Dataset records

......

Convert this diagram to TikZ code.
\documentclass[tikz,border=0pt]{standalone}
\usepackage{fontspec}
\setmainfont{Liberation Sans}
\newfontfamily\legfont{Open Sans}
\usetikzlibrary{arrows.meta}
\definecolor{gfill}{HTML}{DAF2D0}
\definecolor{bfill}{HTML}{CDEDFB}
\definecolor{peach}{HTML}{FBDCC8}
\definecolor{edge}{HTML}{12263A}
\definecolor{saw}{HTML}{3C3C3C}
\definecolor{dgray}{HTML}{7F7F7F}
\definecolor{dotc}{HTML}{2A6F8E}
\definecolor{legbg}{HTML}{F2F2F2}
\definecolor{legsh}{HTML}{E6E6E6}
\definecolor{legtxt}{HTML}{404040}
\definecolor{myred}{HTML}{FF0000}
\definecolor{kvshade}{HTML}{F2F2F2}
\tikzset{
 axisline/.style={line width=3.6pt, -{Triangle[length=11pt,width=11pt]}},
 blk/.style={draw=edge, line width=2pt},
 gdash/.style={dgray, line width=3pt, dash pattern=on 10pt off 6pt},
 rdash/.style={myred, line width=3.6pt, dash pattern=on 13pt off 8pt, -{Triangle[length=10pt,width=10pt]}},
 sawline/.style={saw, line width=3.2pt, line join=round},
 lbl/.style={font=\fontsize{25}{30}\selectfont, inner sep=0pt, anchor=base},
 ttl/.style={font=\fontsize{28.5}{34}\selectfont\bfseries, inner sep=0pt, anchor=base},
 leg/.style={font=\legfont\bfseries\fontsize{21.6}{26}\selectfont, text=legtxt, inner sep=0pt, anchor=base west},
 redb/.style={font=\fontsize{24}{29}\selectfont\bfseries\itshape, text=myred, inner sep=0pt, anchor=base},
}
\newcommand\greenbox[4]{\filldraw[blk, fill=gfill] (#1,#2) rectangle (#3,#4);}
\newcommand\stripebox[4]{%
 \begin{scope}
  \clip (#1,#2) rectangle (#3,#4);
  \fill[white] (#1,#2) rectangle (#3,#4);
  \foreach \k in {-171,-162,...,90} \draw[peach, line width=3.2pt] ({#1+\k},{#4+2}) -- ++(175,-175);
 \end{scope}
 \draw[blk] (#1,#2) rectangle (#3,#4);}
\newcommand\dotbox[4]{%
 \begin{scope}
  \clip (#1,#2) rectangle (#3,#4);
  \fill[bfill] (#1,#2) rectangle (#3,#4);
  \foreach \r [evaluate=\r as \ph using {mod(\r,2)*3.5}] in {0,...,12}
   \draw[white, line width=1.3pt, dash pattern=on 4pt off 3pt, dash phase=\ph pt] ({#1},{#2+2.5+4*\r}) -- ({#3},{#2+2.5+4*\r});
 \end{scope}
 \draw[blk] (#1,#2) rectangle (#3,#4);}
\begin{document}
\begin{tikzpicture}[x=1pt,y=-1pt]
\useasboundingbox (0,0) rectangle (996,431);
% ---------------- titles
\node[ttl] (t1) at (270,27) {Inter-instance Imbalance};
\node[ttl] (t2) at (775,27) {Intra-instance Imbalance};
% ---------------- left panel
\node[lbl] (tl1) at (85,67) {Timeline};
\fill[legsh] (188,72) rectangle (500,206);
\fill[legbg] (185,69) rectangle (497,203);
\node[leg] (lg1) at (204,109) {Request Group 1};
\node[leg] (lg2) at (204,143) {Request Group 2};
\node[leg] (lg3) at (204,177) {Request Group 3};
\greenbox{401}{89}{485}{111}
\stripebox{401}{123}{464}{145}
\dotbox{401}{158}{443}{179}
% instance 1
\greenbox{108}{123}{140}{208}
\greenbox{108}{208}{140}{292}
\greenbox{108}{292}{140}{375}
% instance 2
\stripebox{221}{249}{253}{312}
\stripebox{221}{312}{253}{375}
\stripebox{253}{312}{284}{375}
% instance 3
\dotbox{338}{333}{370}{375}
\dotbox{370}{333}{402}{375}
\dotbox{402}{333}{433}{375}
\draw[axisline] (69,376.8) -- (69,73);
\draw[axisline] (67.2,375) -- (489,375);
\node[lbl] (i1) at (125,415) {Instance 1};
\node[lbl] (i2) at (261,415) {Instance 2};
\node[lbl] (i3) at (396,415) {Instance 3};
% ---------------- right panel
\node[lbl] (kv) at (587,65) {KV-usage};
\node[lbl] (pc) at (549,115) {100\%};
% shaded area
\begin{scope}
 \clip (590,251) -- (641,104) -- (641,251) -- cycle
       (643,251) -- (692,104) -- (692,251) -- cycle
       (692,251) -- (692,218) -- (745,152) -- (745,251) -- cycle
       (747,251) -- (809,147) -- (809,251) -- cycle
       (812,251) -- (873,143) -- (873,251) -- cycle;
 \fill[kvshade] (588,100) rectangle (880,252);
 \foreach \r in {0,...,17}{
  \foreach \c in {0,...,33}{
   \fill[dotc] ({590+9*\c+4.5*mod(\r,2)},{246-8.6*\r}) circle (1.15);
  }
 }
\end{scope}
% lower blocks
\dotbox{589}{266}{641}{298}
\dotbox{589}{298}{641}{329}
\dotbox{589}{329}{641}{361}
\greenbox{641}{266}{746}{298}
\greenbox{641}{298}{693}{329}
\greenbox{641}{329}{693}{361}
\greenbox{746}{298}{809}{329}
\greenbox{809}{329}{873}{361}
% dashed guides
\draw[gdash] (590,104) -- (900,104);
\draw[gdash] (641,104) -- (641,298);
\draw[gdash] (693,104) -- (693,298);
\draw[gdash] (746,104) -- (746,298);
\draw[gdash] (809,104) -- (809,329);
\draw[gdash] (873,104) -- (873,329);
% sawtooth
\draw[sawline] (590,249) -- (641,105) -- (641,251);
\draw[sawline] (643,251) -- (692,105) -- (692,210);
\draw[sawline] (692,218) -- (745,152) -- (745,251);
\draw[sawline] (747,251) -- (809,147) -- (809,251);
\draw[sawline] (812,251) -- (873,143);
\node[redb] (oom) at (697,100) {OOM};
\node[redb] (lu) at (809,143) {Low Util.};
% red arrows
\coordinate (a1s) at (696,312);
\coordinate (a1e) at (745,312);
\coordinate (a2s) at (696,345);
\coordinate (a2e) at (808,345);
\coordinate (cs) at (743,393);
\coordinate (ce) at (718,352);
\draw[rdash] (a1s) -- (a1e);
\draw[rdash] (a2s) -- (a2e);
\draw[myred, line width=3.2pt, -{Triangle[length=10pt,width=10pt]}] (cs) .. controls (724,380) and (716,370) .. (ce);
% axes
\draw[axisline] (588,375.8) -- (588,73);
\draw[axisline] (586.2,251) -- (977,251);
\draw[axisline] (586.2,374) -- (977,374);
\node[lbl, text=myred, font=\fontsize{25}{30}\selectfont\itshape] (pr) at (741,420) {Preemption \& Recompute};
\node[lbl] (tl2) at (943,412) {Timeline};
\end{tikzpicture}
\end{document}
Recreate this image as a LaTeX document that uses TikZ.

......

What you have to do
From the listing above, extract every line exactly as it stands.

The reply
Convert this diagram to TikZ code.
\documentclass[tikz,border=0pt]{standalone}
\usepackage{fontspec}
\setmainfont{Liberation Sans}
\newfontfamily\legfont{Open Sans}
\usetikzlibrary{arrows.meta}
\definecolor{gfill}{HTML}{DAF2D0}
\definecolor{bfill}{HTML}{CDEDFB}
\definecolor{peach}{HTML}{FBDCC8}
\definecolor{edge}{HTML}{12263A}
\definecolor{saw}{HTML}{3C3C3C}
\definecolor{dgray}{HTML}{7F7F7F}
\definecolor{dotc}{HTML}{2A6F8E}
\definecolor{legbg}{HTML}{F2F2F2}
\definecolor{legsh}{HTML}{E6E6E6}
\definecolor{legtxt}{HTML}{404040}
\definecolor{myred}{HTML}{FF0000}
\definecolor{kvshade}{HTML}{F2F2F2}
\tikzset{
 axisline/.style={line width=3.6pt, -{Triangle[length=11pt,width=11pt]}},
 blk/.style={draw=edge, line width=2pt},
 gdash/.style={dgray, line width=3pt, dash pattern=on 10pt off 6pt},
 rdash/.style={myred, line width=3.6pt, dash pattern=on 13pt off 8pt, -{Triangle[length=10pt,width=10pt]}},
 sawline/.style={saw, line width=3.2pt, line join=round},
 lbl/.style={font=\fontsize{25}{30}\selectfont, inner sep=0pt, anchor=base},
 ttl/.style={font=\fontsize{28.5}{34}\selectfont\bfseries, inner sep=0pt, anchor=base},
 leg/.style={font=\legfont\bfseries\fontsize{21.6}{26}\selectfont, text=legtxt, inner sep=0pt, anchor=base west},
 redb/.style={font=\fontsize{24}{29}\selectfont\bfseries\itshape, text=myred, inner sep=0pt, anchor=base},
}
\newcommand\greenbox[4]{\filldraw[blk, fill=gfill] (#1,#2) rectangle (#3,#4);}
\newcommand\stripebox[4]{%
 \begin{scope}
  \clip (#1,#2) rectangle (#3,#4);
  \fill[white] (#1,#2) rectangle (#3,#4);
  \foreach \k in {-171,-162,...,90} \draw[peach, line width=3.2pt] ({#1+\k},{#4+2}) -- ++(175,-175);
 \end{scope}
 \draw[blk] (#1,#2) rectangle (#3,#4);}
\newcommand\dotbox[4]{%
 \begin{scope}
  \clip (#1,#2) rectangle (#3,#4);
  \fill[bfill] (#1,#2) rectangle (#3,#4);
  \foreach \r [evaluate=\r as \ph using {mod(\r,2)*3.5}] in {0,...,12}
   \draw[white, line width=1.3pt, dash pattern=on 4pt off 3pt, dash phase=\ph pt] ({#1},{#2+2.5+4*\r}) -- ({#3},{#2+2.5+4*\r});
 \end{scope}
 \draw[blk] (#1,#2) rectangle (#3,#4);}
\begin{document}
\begin{tikzpicture}[x=1pt,y=-1pt]
\useasboundingbox (0,0) rectangle (996,431);
% ---------------- titles
\node[ttl] (t1) at (270,27) {Inter-instance Imbalance};
\node[ttl] (t2) at (775,27) {Intra-instance Imbalance};
% ---------------- left panel
\node[lbl] (tl1) at (85,67) {Timeline};
\fill[legsh] (188,72) rectangle (500,206);
\fill[legbg] (185,69) rectangle (497,203);
\node[leg] (lg1) at (204,109) {Request Group 1};
\node[leg] (lg2) at (204,143) {Request Group 2};
\node[leg] (lg3) at (204,177) {Request Group 3};
\greenbox{401}{89}{485}{111}
\stripebox{401}{123}{464}{145}
\dotbox{401}{158}{443}{179}
% instance 1
\greenbox{108}{123}{140}{208}
\greenbox{108}{208}{140}{292}
\greenbox{108}{292}{140}{375}
% instance 2
\stripebox{221}{249}{253}{312}
\stripebox{221}{312}{253}{375}
\stripebox{253}{312}{284}{375}
% instance 3
\dotbox{338}{333}{370}{375}
\dotbox{370}{333}{402}{375}
\dotbox{402}{333}{433}{375}
\draw[axisline] (69,376.8) -- (69,73);
\draw[axisline] (67.2,375) -- (489,375);
\node[lbl] (i1) at (125,415) {Instance 1};
\node[lbl] (i2) at (261,415) {Instance 2};
\node[lbl] (i3) at (396,415) {Instance 3};
% ---------------- right panel
\node[lbl] (kv) at (587,65) {KV-usage};
\node[lbl] (pc) at (549,115) {100\%};
% shaded area
\begin{scope}
 \clip (590,251) -- (641,104) -- (641,251) -- cycle
       (643,251) -- (692,104) -- (692,251) -- cycle
       (692,251) -- (692,218) -- (745,152) -- (745,251) -- cycle
       (747,251) -- (809,147) -- (809,251) -- cycle
       (812,251) -- (873,143) -- (873,251) -- cycle;
 \fill[kvshade] (588,100) rectangle (880,252);
 \foreach \r in {0,...,17}{
  \foreach \c in {0,...,33}{
   \fill[dotc] ({590+9*\c+4.5*mod(\r,2)},{246-8.6*\r}) circle (1.15);
  }
 }
\end{scope}
% lower blocks
\dotbox{589}{266}{641}{298}
\dotbox{589}{298}{641}{329}
\dotbox{589}{329}{641}{361}
\greenbox{641}{266}{746}{298}
\greenbox{641}{298}{693}{329}
\greenbox{641}{329}{693}{361}
\greenbox{746}{298}{809}{329}
\greenbox{809}{329}{873}{361}
% dashed guides
\draw[gdash] (590,104) -- (900,104);
\draw[gdash] (641,104) -- (641,298);
\draw[gdash] (693,104) -- (693,298);
\draw[gdash] (746,104) -- (746,298);
\draw[gdash] (809,104) -- (809,329);
\draw[gdash] (873,104) -- (873,329);
% sawtooth
\draw[sawline] (590,249) -- (641,105) -- (641,251);
\draw[sawline] (643,251) -- (692,105) -- (692,210);
\draw[sawline] (692,218) -- (745,152) -- (745,251);
\draw[sawline] (747,251) -- (809,147) -- (809,251);
\draw[sawline] (812,251) -- (873,143);
\node[redb] (oom) at (697,100) {OOM};
\node[redb] (lu) at (809,143) {Low Util.};
% red arrows
\coordinate (a1s) at (696,312);
\coordinate (a1e) at (745,312);
\coordinate (a2s) at (696,345);
\coordinate (a2e) at (808,345);
\coordinate (cs) at (743,393);
\coordinate (ce) at (718,352);
\draw[rdash] (a1s) -- (a1e);
\draw[rdash] (a2s) -- (a2e);
\draw[myred, line width=3.2pt, -{Triangle[length=10pt,width=10pt]}] (cs) .. controls (724,380) and (716,370) .. (ce);
% axes
\draw[axisline] (588,375.8) -- (588,73);
\draw[axisline] (586.2,251) -- (977,251);
\draw[axisline] (586.2,374) -- (977,374);
\node[lbl, text=myred, font=\fontsize{25}{30}\selectfont\itshape] (pr) at (741,420) {Preemption \& Recompute};
\node[lbl] (tl2) at (943,412) {Timeline};
\end{tikzpicture}
\end{document}
Recreate this image as a LaTeX document that uses TikZ.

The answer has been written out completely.